We’re incredibly proud of what our fellows have been able to achieve with these stories. Over six months, they learnt to connect data with human stories in ways that link global evidence to local realities, and turn information into compelling insights that can drive change. 

As one fellow shared, “I learned how to tell stories with an intersectional and decolonial lens, making sure that the voices of those most often excluded are respected and centred.” Another reflected that the experience “reaffirmed my belief that data becomes meaningful only when it is connected to lived realities and used to drive change.” 

For many, the fellowship built new confidence and purpose. “It taught me that data can be used not only for analysis, but also for advocacy and social change,” one noted. “Most importantly, it deepened my confidence to use data as a voice for women and girls.” 

Whilst the fellowship has come to a close, the work for a gender-equal future continues. Fellows are already applying the skills they’ve learnt, using gender data to advocate for inclusive leadership in local elections in Nigeria, to advance research on femicide in Pakistan, to strengthen monitoring and evaluation systems across programmes, and to shape gender-responsive advocacy through youth-led initiatives.
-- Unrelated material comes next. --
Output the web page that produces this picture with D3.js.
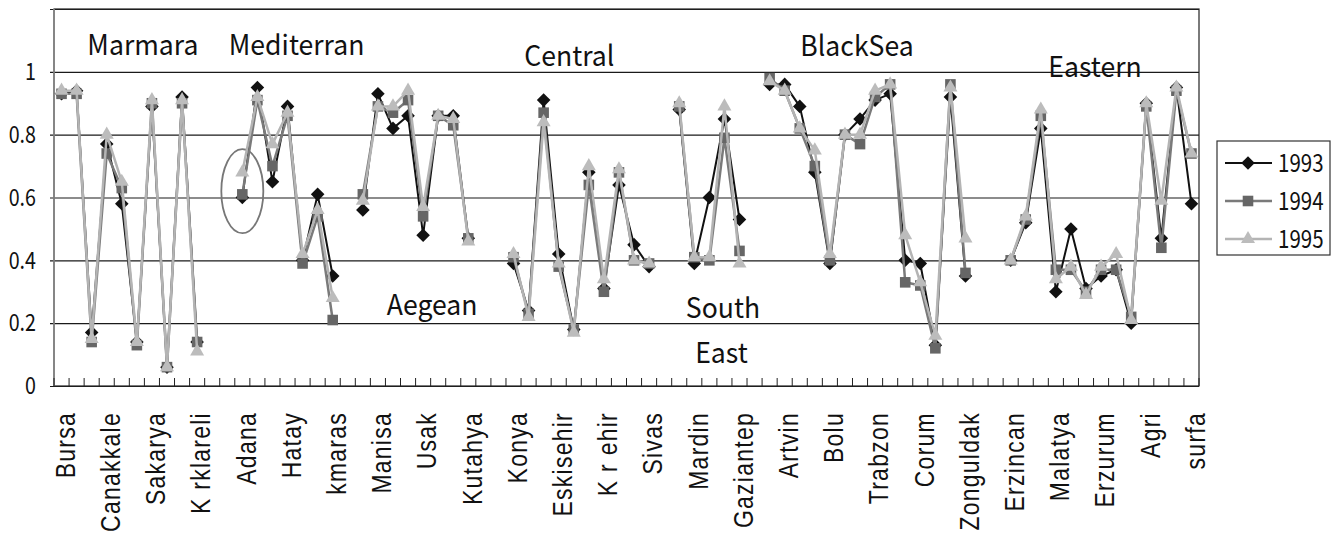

Others are taking their next steps into academia — like one fellow pursuing a Master’s in Data Science through the British Council’s Women in STEM Scholarship, determined to advance gender equality with a decolonial lens. 

Together, they are proving that when data is held by those closest to the fight for equality, it becomes a catalyst for justice and accountability — transforming not only how stories are told, but how change is made.